Thunberg, meanwhile, continues her protest and just two weeks ago, told the Davos elite, to their faces, that they were responsible for the climate crisis. On September 9 last year, Thunberg refused to go to school and sat on strike outside Parliament to draw attention to the climate crisis, arguing: “what’s the point of studying if politicians refuse to listen to science.”

WTO chief shocker: ‘Trade does not impact the environment’

On the same day that 30,000 students in Brussels skipped school to demand action against climate change and Greta Thuberg made her impassioned plea at Davos, Roberto Azevêdo, director-general of the WTO, told the Davos elite that trade didn’t impact the environment. Azevedo made the claim in context of the environmental impact of shipping goods around the world.

He said: “…products that find their way into trade flows are usually much less harmful to the environment than the ones which are produced locally, because they have to observe the standards of the consuming country.” He added: “This whole argument that there is an impact on the environment, I stand to be corrected, but I haven’t seen one, single credible study that shows that.”

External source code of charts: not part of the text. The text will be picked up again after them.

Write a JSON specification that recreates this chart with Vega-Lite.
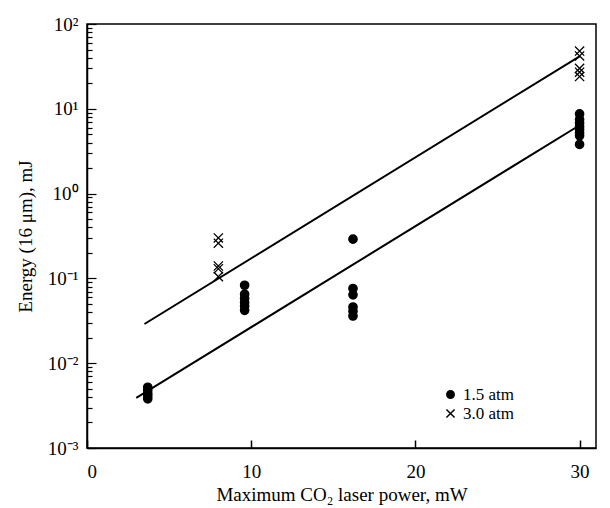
{
  "$schema": "https://vega.github.io/schema/vega-lite/v6.json",
  "width": 509,
  "height": 424,
  "autosize": {"type": "none"},
  "padding": {"left": 87, "top": 24, "right": 14, "bottom": 60},
  "background": "white",
  "config": {
    "view": {"stroke": "black", "strokeWidth": 1.5},
    "font": "Liberation Serif",
    "axis": {
      "grid": false,
      "domainColor": "black",
      "domainWidth": 1.5,
      "tickColor": "black",
      "labelColor": "black",
      "titleColor": "black",
      "labelFont": "Liberation Serif",
      "titleFont": "Liberation Serif",
      "labelFontSize": 19,
      "titleFontSize": 19,
      "titleFontWeight": "normal"
    },
    "legend": {
      "labelFont": "Liberation Serif",
      "labelFontSize": 17,
      "labelColor": "black",
      "symbolSize": 55,
      "symbolFillColor": "black",
      "labelOffset": 4,
      "rowPadding": 1
    }
  },
  "datasets": {
    "points": [
      {"power": 3.7, "energy": 0.0052, "series": "1.5 atm"},
      {"power": 3.7, "energy": 0.0048, "series": "1.5 atm"},
      {"power": 3.7, "energy": 0.0044, "series": "1.5 atm"},
      {"power": 3.7, "energy": 0.0041, "series": "1.5 atm"},
      {"power": 3.7, "energy": 0.0038, "series": "1.5 atm"},
      {"power": 9.6, "energy": 0.083, "series": "1.5 atm"},
      {"power": 9.6, "energy": 0.065, "series": "1.5 atm"},
      {"power": 9.6, "energy": 0.058, "series": "1.5 atm"},
      {"power": 9.6, "energy": 0.052, "series": "1.5 atm"},
      {"power": 9.6, "energy": 0.047, "series": "1.5 atm"},
      {"power": 9.6, "energy": 0.042, "series": "1.5 atm"},
      {"power": 16.2, "energy": 0.29, "series": "1.5 atm"},
      {"power": 16.2, "energy": 0.076, "series": "1.5 atm"},
      {"power": 16.2, "energy": 0.064, "series": "1.5 atm"},
      {"power": 16.2, "energy": 0.046, "series": "1.5 atm"},
      {"power": 16.2, "energy": 0.041, "series": "1.5 atm"},
      {"power": 16.2, "energy": 0.036, "series": "1.5 atm"},
      {"power": 30, "energy": 8.7, "series": "1.5 atm"},
      {"power": 30, "energy": 7.5, "series": "1.5 atm"},
      {"power": 30, "energy": 6.8, "series": "1.5 atm"},
      {"power": 30, "energy": 6.2, "series": "1.5 atm"},
      {"power": 30, "energy": 5.7, "series": "1.5 atm"},
      {"power": 30, "energy": 5.2, "series": "1.5 atm"},
      {"power": 30, "energy": 4.8, "series": "1.5 atm"},
      {"power": 30, "energy": 3.8, "series": "1.5 atm"},
      {"power": 8, "energy": 0.3, "series": "3.0 atm"},
      {"power": 8, "energy": 0.26, "series": "3.0 atm"},
      {"power": 8, "energy": 0.14, "series": "3.0 atm"},
      {"power": 8, "energy": 0.13, "series": "3.0 atm"},
      {"power": 8, "energy": 0.105, "series": "3.0 atm"},
      {"power": 30, "energy": 48, "series": "3.0 atm"},
      {"power": 30, "energy": 42, "series": "3.0 atm"},
      {"power": 30, "energy": 30, "series": "3.0 atm"},
      {"power": 30, "energy": 27, "series": "3.0 atm"},
      {"power": 30, "energy": 24, "series": "3.0 atm"}
    ],
    "fits": [
      {"power": 3, "energy": 0.0039, "series": "1.5 atm"},
      {"power": 30, "energy": 6.4, "series": "1.5 atm"},
      {"power": 3.5, "energy": 0.029, "series": "3.0 atm"},
      {"power": 30, "energy": 41.5, "series": "3.0 atm"}
    ]
  },
  "layer": [
    {
      "data": {"name": "fits"},
      "mark": {"type": "line", "color": "black", "strokeWidth": 2},
      "encoding": {
        "x": {"field": "power", "type": "quantitative", "scale": {"domain": [0, 31], "nice": false, "zero": false},
          "axis": {"title": "Maximum CO₂ laser power, mW", "values": [0, 10, 20, 30], "tickSize": -8, "tickWidth": 1.5, "labelPadding": 22, "titlePadding": 4}},
        "y": {"field": "energy", "type": "quantitative", "scale": {"type": "log", "domain": [0.001, 100], "nice": false},
          "axis": {"title": "Energy (16 μm), mJ", "titlePadding": 12,
            "values": [0.001,0.002,0.003,0.004,0.005,0.006,0.007,0.008,0.009,0.01,0.02,0.03,0.04,0.05,0.06,0.07,0.08,0.09,0.1,0.2,0.3,0.4,0.5,0.6,0.7,0.8,0.9,1,2,3,4,5,6,7,8,9,10,20,30,40,50,60,70,80,90,100],
            "tickSize": {"condition": {"test": "abs(log(datum.value)/LN10 - round(log(datum.value)/LN10)) < 1e-6", "value": -9}, "value": -5},
            "tickWidth": 1.2,
            "labelPadding": 18,
            "labelExpr": "abs(log(datum.value)/LN10 - round(log(datum.value)/LN10)) < 1e-6 ? (round(log(datum.value)/LN10) == 2 ? '10²' : round(log(datum.value)/LN10) == 1 ? '10¹' : round(log(datum.value)/LN10) == 0 ? '10⁰' : round(log(datum.value)/LN10) == -1 ? '10⁻¹' : round(log(datum.value)/LN10) == -2 ? '10⁻²' : '10⁻³') : ''"}},
        "detail": {"field": "series"}
      }
    },
    {
      "data": {"name": "points"},
      "mark": {"type": "point", "filled": true, "color": "black", "stroke": "black", "strokeWidth": 1.3, "opacity": 1, "size": 70},
      "encoding": {
        "x": {"field": "power", "type": "quantitative"},
        "y": {"field": "energy", "type": "quantitative"},
        "shape": {"field": "series", "type": "nominal", "title": null,
          "scale": {"domain": ["1.5 atm", "3.0 atm"], "range": ["circle", "M-1.1,-1.1L1.1,1.1M-1.1,1.1L1.1,-1.1"]},
          "legend": {"orient": "none", "legendX": 355, "legendY": 362, "direction": "vertical",
            "encode": {"symbols": {"update": {
              "stroke": {"value": "black"},
              "strokeWidth": {"value": 1.3},
              "opacity": {"value": 1},
              "fill": {"value": "black"},
              "fillOpacity": {"value": 1}}}}}}
      }
    }
  ]
}
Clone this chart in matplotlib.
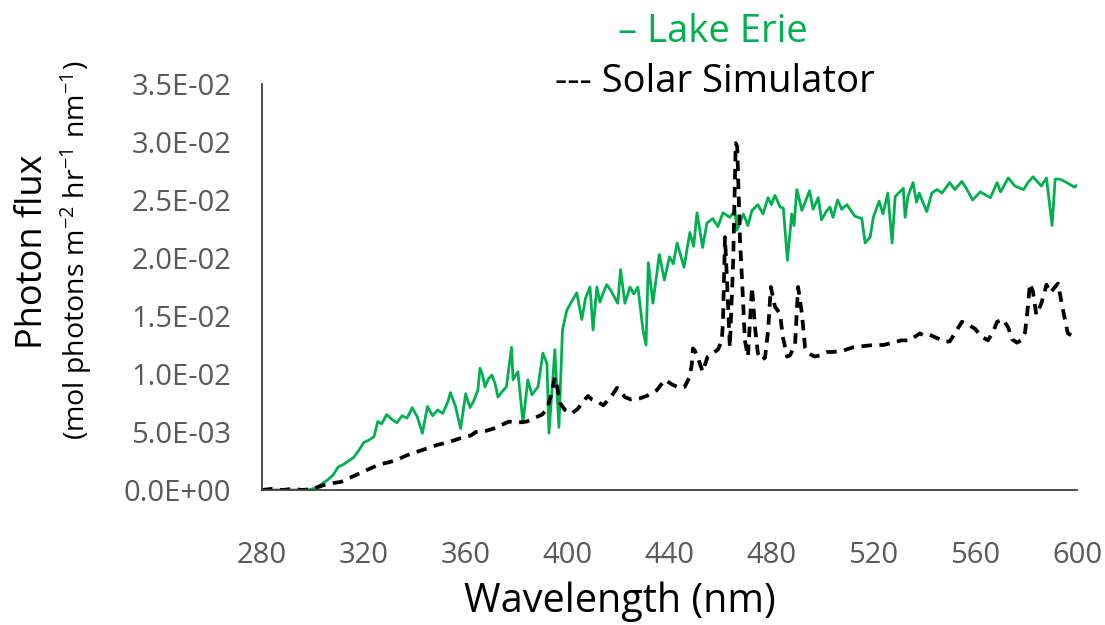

Experts point out that the WTO’s own 2010 report established links between increased trade  and deforestation, saying that trade liberalisation increased deforestation in Mexico, Tanzania, Thailand, Brazil, Costa Rica, Australia, Brazil and other places.

A Harvard study has revealed that trade and growth worsen environmental degradation, mainly through CO2 emissions.

Oil major BP to listen to shareholders, align strategy with Paris climate goals

British oil and gas major BP said it will listen to its shareholders who want it to begin reporting on how its strategy fits with the Paris Agreement’s goals. The Climate Action 100+ group of more than 300 investors, who hold around $32 trillion in assets, will present the shareholder resolution at BP’s annual general meeting in May, rewiring BP to set out a business strategy that it considers, “in good faith”, to limit global temperature rise to well below 2°C, and aim for 1.5°C.

An agreement with shareholders also means that the company would have to evaluate whether each new material capital investment is consistent with the climate agreement.

Chile names first woman in eight years to lead UN climate summit

Carolina Schmidt of Chile is the president-designate of this year’s UN climate summit, COP25. She will be the first woman to play the role since South Africa’s Maite Nkoana-Mashabane in 2011.

Schmidt may have successfully convinced Chile’s environment minister to host the talks after Brazil backed out. But the real battle lies ahead: to negotiate on tough issues, including carbon markets, which the Paris Agreement rulebook could not resolve at COP24. Schmidt has a strong grounding in the debate, as she was one of the ministers appointed to lead talks on the issue in Katowice.